Since implementing the AI Lakehouse, we have observed a dramatic drop in ad hoc data-related support requests. Since rolling out the AI Lakhouse, those requests have virtually disappeared for datasets that have been fully migrated. This implies that our teams are finding what they need without having to ask for help, which is exactly what we hoped to achieve.

2. More Activity on the Cache Layer

Another big win has been seeing the increase in query activity on our BigQuery Cache Layer. We’ve been using BigQuery Job History to track how often and how heavily the cache is being used. The uptick in usage shows that teams are relying on the Cache Layer for their analytical work, which means it’s performing well and meeting their needs.

Figure 4. Table showing users' engagement with the AI Lakehouse in terms of query count

3. Saying Goodbye to Legacy Systems

One of the most tangible outcomes has been getting rid of some old, cumbersome systems—specifically, the CSVs we used to rely on for benchmarking datasets. Migrating these datasets to the AI Lakehouse allowed us to finally ditch those outdated files and streamline our workflows, both reducing our technical debt and making our data processes more efficient.

4. Seeing Teams Build on the AI Lakehouse

We've begun to see other teams start to build new data products on top of the AI Lakehouse. For example, a different team is working on an upgrade to our benchmarking tool, and they’ve been using the AI Lakehouse as their foundation. We’ve been collaborating with them on feature requests, and it’s clear that the AI Lakehouse is becoming the backbone for new innovations.

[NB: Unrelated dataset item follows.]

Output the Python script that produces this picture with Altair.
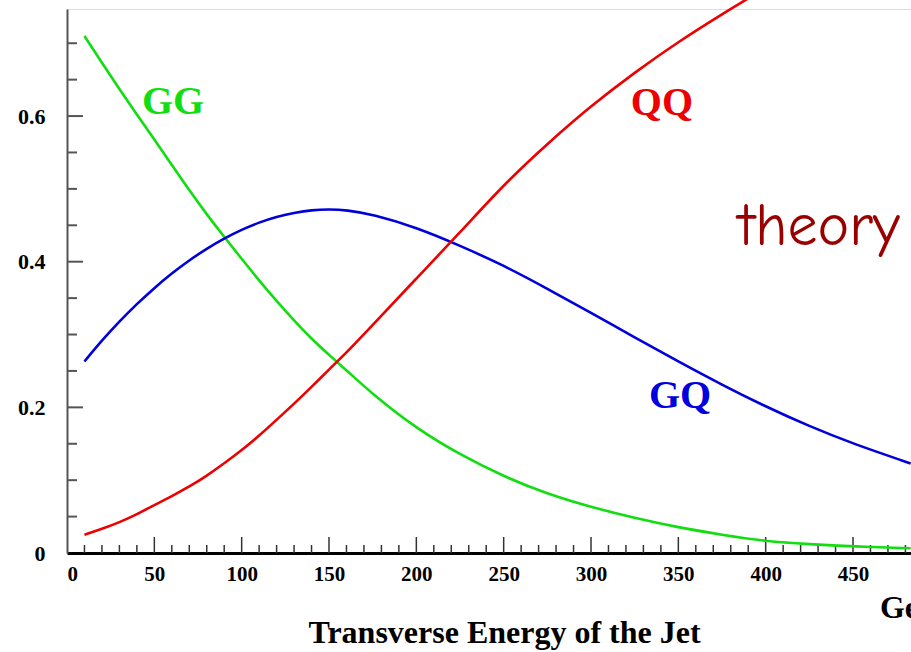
import altair as alt
import pandas as pd

# ---- data ----
gg_x = [10, 20, 30, 40, 50, 60, 70, 80, 90, 100, 110, 120, 130, 140, 150, 160, 175,
        200, 225, 250, 275, 300, 325, 350, 375, 400, 425, 450, 483]
gg_y = [0.710, 0.673, 0.637, 0.602, 0.568, 0.533, 0.498, 0.465, 0.434, 0.404, 0.374,
        0.346, 0.319, 0.294, 0.272, 0.251, 0.218, 0.171, 0.135, 0.105, 0.081, 0.063,
        0.048, 0.035, 0.025, 0.016, 0.012, 0.009, 0.0065]

gq_x = gg_x
gq_y = [0.263, 0.292, 0.318, 0.342, 0.364, 0.384, 0.402, 0.418, 0.432, 0.444, 0.454,
        0.462, 0.467, 0.471, 0.472, 0.471, 0.465, 0.447, 0.422, 0.395, 0.363, 0.330,
        0.296, 0.263, 0.231, 0.201, 0.174, 0.150, 0.123]

qq_x = [10, 20, 30, 40, 50, 60, 70, 80, 90, 100, 110, 120, 130, 140, 150, 160, 175,
        200, 225, 250, 275, 300, 325, 350, 375, 400]
qq_y = [0.025, 0.033, 0.042, 0.053, 0.066, 0.078, 0.091, 0.106, 0.123, 0.141, 0.161,
        0.183, 0.205, 0.228, 0.252, 0.275, 0.313, 0.377, 0.440, 0.506, 0.562, 0.614,
        0.660, 0.702, 0.740, 0.776]

series_names = ["GG", "GQ", "QQ"]
series_colors = ["#11dd11", "#0000dd", "#ee0000"]

x_major = [0, 50, 100, 150, 200, 250, 300, 350, 400, 450]
x_minor = [v for v in range(10, 481, 10) if v % 50 != 0]
y_major = [0.2, 0.4, 0.6]
y_minor = [0.05, 0.1, 0.15, 0.25, 0.3, 0.35, 0.45, 0.5, 0.55, 0.65, 0.7]
y_labels = [0, 0.2, 0.4, 0.6]

label_names = ["GG", "QQ", "GQ"]
label_x = [60.7, 340.6, 351.0]
label_y = [0.619, 0.618, 0.2156]
label_colors = ["#11dd11", "#ee0000", "#0000dd"]

X_DOMAIN = [0, 483.2]
Y_DOMAIN = [0, 0.747]
W, H = 844, 544
SERIF = "Times New Roman, Liberation Serif, serif"

rows = []
for name, xs, ys in [("GG", gg_x, gg_y), ("GQ", gq_x, gq_y), ("QQ", qq_x, qq_y)]:
    for a, b in zip(xs, ys):
        rows.append({"et": a, "frac": b, "proc": name})
df = pd.DataFrame(rows)

xs = alt.Scale(domain=X_DOMAIN, nice=False, zero=False)
ys = alt.Scale(domain=Y_DOMAIN, nice=False, zero=False)

lines = alt.Chart(df).mark_line(strokeWidth=2.6, interpolate="basis").encode(
    x=alt.X("et:Q", scale=xs, axis=alt.Axis(
        values=x_major, ticks=False, tickSize=0, grid=False,
        domainColor="#000000", domainWidth=3,
        labelFont=SERIF, labelFontWeight="bold", labelFontSize=21, labelColor="#000000",
        labelPadding=10, labelBaseline="top",
        title="Transverse Energy of the Jet", titleFont=SERIF, titleFontWeight="bold",
        titleFontSize=32, titleColor="#000000", titleX=437, titleY=89,
        titleAlign="center", titleBaseline="alphabetic", titleAnchor="start")),
    y=alt.Y("frac:Q", scale=ys, axis=alt.Axis(
        values=y_labels, format="~g", ticks=False, tickSize=0, grid=False,
        domainColor="#555555", domainWidth=2,
        labelFont=SERIF, labelFontWeight="bold", labelFontSize=22, labelColor="#000000",
        labelPadding=22, title=None)),
    color=alt.Color("proc:N", scale=alt.Scale(domain=series_names, range=series_colors),
                    legend=None),
    detail="proc:N",
)

ytick_major = alt.Chart(pd.DataFrame({"v": y_major})).mark_rule(
    color="#555555", strokeWidth=2).encode(
    y=alt.Y("v:Q", scale=ys), x=alt.value(0), x2=alt.value(16))
ytick_minor = alt.Chart(pd.DataFrame({"v": y_minor})).mark_rule(
    color="#555555", strokeWidth=2).encode(
    y=alt.Y("v:Q", scale=ys), x=alt.value(0), x2=alt.value(10))
xtick_major = alt.Chart(pd.DataFrame({"v": x_major[1:]})).mark_rule(
    color="#333333", strokeWidth=1.5).encode(
    x=alt.X("v:Q", scale=xs), y=alt.value(H), y2=alt.value(H - 16))
xtick_minor = alt.Chart(pd.DataFrame({"v": x_minor})).mark_rule(
    color="#333333", strokeWidth=1.5).encode(
    x=alt.X("v:Q", scale=xs), y=alt.value(H), y2=alt.value(H - 8))

labels = alt.Chart(pd.DataFrame({"t": label_names, "x": label_x, "y": label_y,
                                 "c": label_colors})).mark_text(
    font=SERIF, fontWeight="bold", fontSize=40, align="center", baseline="middle").encode(
    x=alt.X("x:Q", scale=xs), y=alt.Y("y:Q", scale=ys), text="t:N",
    color=alt.Color("c:N", scale=None))

theory = alt.Chart(pd.DataFrame({"t": ["theory"], "x": [384.2], "y": [0.423]})).mark_text(
    font="Comic Sans MS, Comic Neue, DejaVu Sans", fontSize=60, align="left",
    baseline="alphabetic", color="#990000").encode(
    x=alt.X("x:Q", scale=xs), y=alt.Y("y:Q", scale=ys), text="t:N")

gev = alt.Chart(pd.DataFrame({"t": ["GeV"], "x": [465.4], "y": [-0.089]})).mark_text(
    font=SERIF, fontWeight="bold", fontSize=32, align="left", baseline="alphabetic",
    color="#000000").encode(
    x=alt.X("x:Q", scale=xs), y=alt.Y("y:Q", scale=ys), text="t:N")

chart = alt.layer(
    ytick_minor, ytick_major, xtick_minor, xtick_major, lines, labels, theory, gev
).properties(
    width=W, height=H,
    padding={"left": 67, "top": 9, "right": 0, "bottom": 99},
    autosize=alt.AutoSizeParams(type="none"),
).configure_view(stroke=None).configure(background="white")

chart.save("out.html", embed_options={"renderer": "svg", "actions": False})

5. Positive Feedback and Increased Usage

We’ve also been collecting feedback from different stakeholders and paying attention to how teams are using the AI Lakehouse. The feedback has been overwhelmingly positive, with people noting how much easier it is to access and use data now. And the usage analysis confirms that more and more teams are turning to the AI Lakehouse for their data needs.

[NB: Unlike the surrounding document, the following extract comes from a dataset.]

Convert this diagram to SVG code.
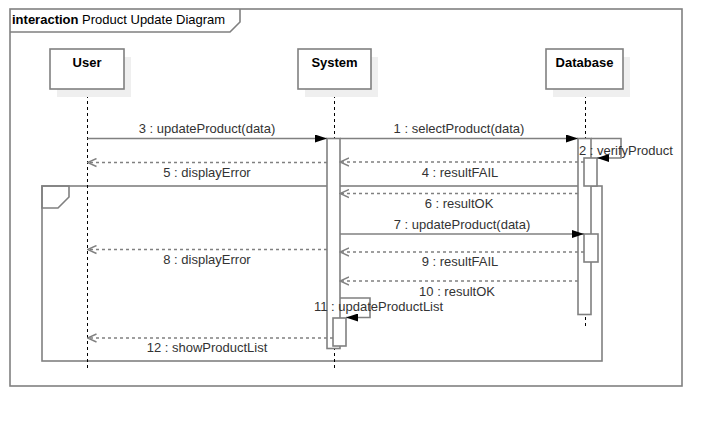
<svg xmlns="http://www.w3.org/2000/svg" width="722" height="426" viewBox="0 0 722 426">
<defs>
<style>
.frame{fill:none;stroke:#808080;stroke-width:1.6}
.head{fill:#fff;stroke:#808080;stroke-width:1.6}
.shadow{fill:#efefef;stroke:none}
.life{fill:none;stroke:#000;stroke-width:1;stroke-dasharray:3 3}
.act{fill:#fff;stroke:#808080;stroke-width:1.6}
.msg{fill:none;stroke:#808080;stroke-width:1.6}
.ret{fill:none;stroke:#808080;stroke-width:1.6;stroke-dasharray:3 3}
.name{font-family:"Liberation Sans",Arial,sans-serif;font-size:13px;font-weight:bold;fill:#000;text-anchor:middle}
.lbl{font-family:"Liberation Sans",Arial,sans-serif;font-size:13px;fill:#333;text-anchor:middle}
.lbls{font-family:"Liberation Sans",Arial,sans-serif;font-size:13px;fill:#333}
</style>
<marker id="filled" viewBox="0 0 12 8" refX="12" refY="4" markerWidth="12" markerHeight="8" markerUnits="userSpaceOnUse" orient="auto">
<path d="M0,0 L12,4 L0,8 Z" fill="#000"/>
</marker>
<marker id="open" viewBox="0 0 10 10" refX="9" refY="5" markerWidth="10" markerHeight="10" markerUnits="userSpaceOnUse" orient="auto">
<path d="M0,1 L9,5 L0,9" fill="none" stroke="#808080" stroke-width="1.4"/>
</marker>
</defs>
<rect width="722" height="426" fill="#fff"/>

<g id="frame">
<rect class="frame" x="10" y="9" width="672" height="377"/>
<path class="frame" d="M10,32 H230 L240,22 V9" fill="#fff"/>
<text x="12" y="24" font-family="Liberation Sans, Arial, sans-serif" font-size="13" fill="#000"><tspan font-weight="bold">interaction</tspan> Product Update Diagram</text>
</g>

<g id="fragment">
<rect class="frame" x="42" y="186" width="560" height="175"/>
<path class="frame" d="M42,186 H69 V197 L58,208 H42 Z"/>
</g>

<g id="user">
<line class="life" x1="87.5" y1="89" x2="87.5" y2="368"/>
<rect class="shadow" x="57" y="57" width="74" height="40"/>
<rect class="head" x="50" y="49" width="74" height="40"/>
<text class="name" x="87" y="67">User</text>
</g>

<g id="system">
<line class="life" x1="334.5" y1="89" x2="334.5" y2="368"/>
<rect class="shadow" x="305" y="57" width="73" height="40"/>
<rect class="head" x="298" y="49" width="73" height="40"/>
<text class="name" x="334.5" y="67">System</text>
<rect class="act" x="327" y="138.5" width="13" height="210"/>
<rect class="act" x="333" y="318" width="13" height="28"/>
</g>

<g id="database">
<line class="life" x1="585.5" y1="89" x2="585.5" y2="327"/>
<rect class="shadow" x="553" y="57" width="77" height="40"/>
<rect class="head" x="546" y="49" width="77" height="40"/>
<text class="name" x="584.5" y="67">Database</text>
<rect class="act" x="578" y="138.5" width="13" height="176"/>
<rect class="act" x="584" y="158" width="13" height="28"/>
<rect class="act" x="584" y="234" width="14" height="28"/>
</g>

<g id="connectors">
<line class="msg" x1="87.5" y1="138.5" x2="327" y2="138.5" marker-end="url(#filled)"/>
<line class="msg" x1="340" y1="138.5" x2="578" y2="138.5" marker-end="url(#filled)"/>
<path class="msg" d="M591,138.5 H621 V158 H597" marker-end="url(#filled)"/>
<line class="ret" x1="584" y1="162" x2="340" y2="162" marker-end="url(#open)"/>
<line class="ret" x1="327" y1="162.5" x2="87.5" y2="162.5" marker-end="url(#open)"/>
<line class="ret" x1="578" y1="193.5" x2="340" y2="193.5" marker-end="url(#open)"/>
<line class="msg" x1="340" y1="234" x2="584" y2="234" marker-end="url(#filled)"/>
<line class="ret" x1="327" y1="249.5" x2="87.5" y2="249.5" marker-end="url(#open)"/>
<line class="ret" x1="584" y1="252" x2="340" y2="252" marker-end="url(#open)"/>
<line class="ret" x1="578" y1="281" x2="340" y2="281" marker-end="url(#open)"/>
<path class="msg" d="M340,298 H370 V317.5 H346" marker-end="url(#filled)"/>
<line class="ret" x1="333" y1="338" x2="87.5" y2="338" marker-end="url(#open)"/>
</g>

<g id="labels">
<text class="lbl" x="207" y="133">3 : updateProduct(data)</text>
<text class="lbl" x="459" y="133">1 : selectProduct(data)</text>
<text class="lbls" x="579" y="155">2 : verifyProduct</text>
<text class="lbl" x="460" y="177">4 : resultFAIL</text>
<text class="lbl" x="207" y="177">5 : displayError</text>
<text class="lbl" x="459" y="208">6 : resultOK</text>
<text class="lbl" x="462" y="229">7 : updateProduct(data)</text>
<text class="lbl" x="207" y="264">8 : displayError</text>
<text class="lbl" x="460" y="266">9 : resultFAIL</text>
<text class="lbl" x="457" y="296">10 : resultOK</text>
<text class="lbls" x="314" y="311">11 : updateProductList</text>
<text class="lbl" x="207" y="352">12 : showProductList</text>
</g>
</svg>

Start Building with AssemblyAI

Lessons Learned

Avoid Premature Optimization

One of the biggest takeaways from this project was the importance of not prematurely optimizing solutions. When we were architecting our BigQuery cache layer, the simplest and most efficient solution was right in front of us, yet we were too focused on finding the "perfect" solution from the start. Had we begun with the external table approach and iterated on it, we might have saved significant development time and countless brainstorming sessions.

Sometimes, the most straightforward solution is the best starting point. Optimization can come later, as you better understand the problem and the system's requirements.

Focus on the UI

Another critical lesson was the undeniable importance of user interfaces (UIs). As one of our contributors pointed out, “Building a data product and talking about it is one thing, but seeing it is a completely different thing.” The impact of a well-designed dashboard cannot be overstated.

Often, the work of backend or system engineers remains in the background unless it’s brought to life through a compelling UI. For data teams or those working closely with data, the dashboard is that interface—it’s what enables others to see and interact with the data that backend/system engineers work hard to manage. In our case, the Looker dashboard was a prime example of how a simple, visually appealing UI can elegantly communicate the value of backend work across an organization.

Shift Responsibility

By moving the initial burden of dataset ingestion to the requestors, we’ve empowered teams to take ownership of their data, aligning with our broader goal of decentralizing data management.